Сегодня ясно, что я вряд ли прижился бы в обкоме ВЛКСМ образца 1982 года. Первым секретарём ленинградского обкома ВЛКСМ тогда была В.И.Матвиенко, ныне председатель Совета Федерации Федерального собрания Российской Федерации, а уже в 1983 году секретарём ленинградского обкома ВЛКСМ стал А.И.Бастрыкин, ныне председатель Следственного комитета Российской Федераци. В стране заваривалась большая каша, кипели политические страсти, а это никогда не было моей стихией и находиться в гуще событий мне было противопоказано.
Этот случай якобы упущенных возможностей был не первым в моей жизни. До него я уже в студенческие годы отказался пойти в примаки в семью адмирала одного из флотов СССР, а в 1980-м от подписания контракта на службу в Германии и в органах ленинградской милиции с немедленным получением жилплощади в центре города. Не моё это было. С моими данными и наличием диплома об окончании ЛГУ все дороги для меня были открыты. Известно, что помощь влиятельных людей или служба в мощной структуре это уже половина хорошей карьеры. Многие мои друзья таким образом быстро вышли в люди, например трое из них дослужились до полковников: один возглавил отдел ОБХСС в курортном южном городе, другой таможню, третий стал депутатом ГД. Жили они, в отличие от меня, в прекрасных бытовых условиях и горя не знали.

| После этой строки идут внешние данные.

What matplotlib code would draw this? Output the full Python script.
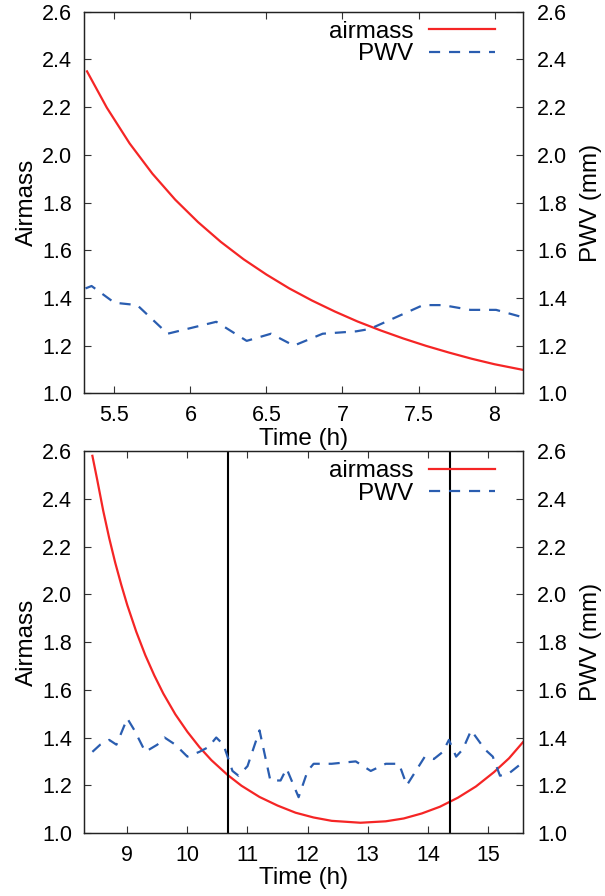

Я выбрал другой путь и абсолютно всего добивался и зарабатывал сам, без чьей бы то ни было помощи. Было трудно и опасно, но очень интересно. Независимость и чувство собственного достоинства для меня всегда были важнее самых сладких и быстрых благ. По словам А.С.Пушкина: "Избегай покровительства, потому что это порабощает и унижает". Своим призванием я всегда считал и сейчас считаю науку, изыскания и путешествия, выше всего ценю свободу выбора и самосовершенствование без давления посторонних сил.
Что касается Парголовского мясомбината, он был сдан в эксплуатацию досрочно, работает до сих пор, кормит народ столь излюбленной в нашем отечестве колбасой. Мы с супругой колбасу не едим, давно уже, лет двадцать, ибо следим за здоровьем.